In Rolland, 296 Ga.App. at 890–891, 676 S.E.2d 296, and Starr, 269 Ga.App. at 466–468(1), 604 S.E.2d 297, the trial court gave virtually the same jury instruction on statements of a child describing sexual contact or physical abuse, and we considered a similar claim that the instruction violated OCGA § 17–8–57. We concluded in both cases that the jury instruction violated OCGA § 17–8–57 and required reversal because the jurors could have reasonably taken the instruction to be an expression or intimation of the trial court's opinion that the child's statements were reliable or true. See Rolland, 296 Ga.App. at 891, 676 S.E.2d 296; Starr, 269 Ga.App. at 467–468(1), 604 S.E.2d 297.
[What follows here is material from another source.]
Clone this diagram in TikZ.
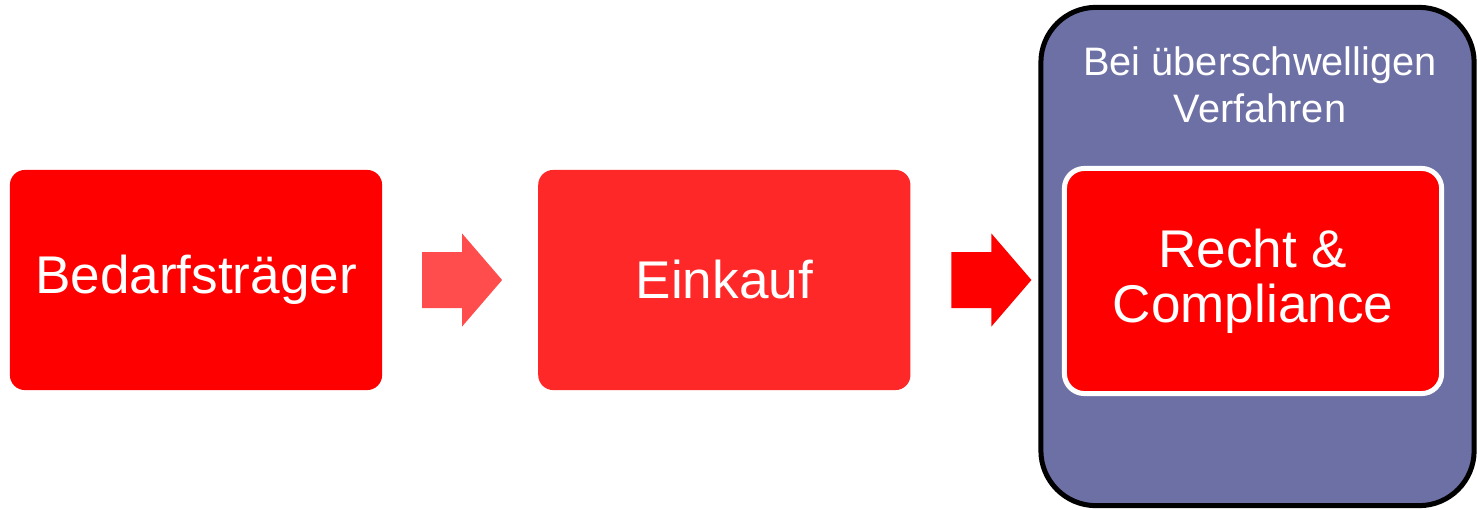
\documentclass[tikz,border=0pt]{standalone}
\usepackage{fontspec}
\setmainfont{Liberation Sans}
\usetikzlibrary{positioning,calc}

\definecolor{stagered}{RGB}{255,0,0}
\definecolor{buyred}{RGB}{255,40,40}
\definecolor{arrowred}{RGB}{255,77,77}
\definecolor{groupblue}{RGB}{109,112,165}

\begin{document}
\begin{tikzpicture}[
  x=0.01cm, y=-0.01cm,
  stage/.style={
    fill=#1,
    text=white,
    rounded corners=0.15cm,
    minimum width=3.72cm,
    minimum height=2.2cm,
    outer sep=0pt,
    align=center,
    font=\fontsize{15.1}{15.6}\selectfont
  },
  group/.style={
    draw=black,
    line width=0.05cm,
    fill=groupblue,
    rounded corners=0.55cm,
    minimum width=4.33cm,
    minimum height=4.98cm
  },
  grouplabel/.style={
    text=white,
    align=center,
    inner sep=0pt,
    font=\fontsize{11.3}{13.5}\selectfont
  },
  blockarrow/.style={fill=#1}
]

\useasboundingbox (0,0) rectangle (1477,509);

\node[stage=stagered] (bed) at (196,280) {Bedarfsträger};
\node[stage=buyred, right=1.56cm of bed] (einkauf) {Einkauf};

\node[group] (uesv) at (1257.5,256.5) {};
\node[grouplabel] (uesvlabel) at (1260,85) {Bei überschwelligen\\Verfahren};
\node[stage=stagered, draw=white, line width=0.05cm, rounded corners=0.2cm,
      minimum width=3.77cm, minimum height=2.25cm] (recht) at (1253,281) {Recht \&\\Compliance};

% block arrows sit in the gaps, they touch no box
\coordinate (arr1) at ($(bed.east)+(40,0)$);
\coordinate (arr2) at ($(einkauf.east)+(41,0)$);
\fill[blockarrow=arrowred] (arr1) ++(0,-28) -- ++(40,0) -- ++(0,-18.5) -- ++(40,46.5)
  -- ++(-40,46.5) -- ++(0,-18.5) -- ++(-40,0) -- cycle;
\fill[blockarrow=stagered] (arr2) ++(0,-28) -- ++(40,0) -- ++(0,-18.5) -- ++(40,46.5)
  -- ++(-40,46.5) -- ++(0,-18.5) -- ++(-40,0) -- cycle;

\end{tikzpicture}
\end{document}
Based on this binding precedent, we conclude that the trial court's jury instruction violated OCGA § 17–8–57. “Given the mandatory nature of OCGA § 17–8–57 and the case law interpreting it, we must reverse [Palmer's] conviction[s] and remand the case to the trial court for a new trial.” Murphy v. State, 290 Ga. 459, 461(2), 722 S.E.2d 51 (2012). See Gardner, 286 Ga. at 634, 690 S.E.2d 164; Sauerwein, 280 Ga. at 439(2), 629 S.E.2d 235.
2. Given our decision in Division 1, we need not address Palmer's claim that the State failed to prove venue for one of the aggravated child molestation counts. The remedy for the failure to prove venue is to reverse and remand for a new trial if the State otherwise presented sufficient evidence to prove that the defendant committed the crime. See Powers v. State, 309 Ga.App. 262, 264(1), 709 S.E.2d 821 (2011). Here, the evidence was sufficient to prove that Palmer committed the alleged act of aggravated child molestation; therefore, retrial is not barred by Double Jeopardy considerations. See Jones v. State, 272 Ga. 900, 905(4), 537 S.E.2d 80 (2000). And because the remedy for failing to prove venue would be a retrial, which we already held in Division 1 must occur in this case, we need not resolve the venue question raised by Palmer in this enumeration of error.
We likewise need not address Palmer's claim of ineffective assistance of counsel.
Judgment reversed and case remanded.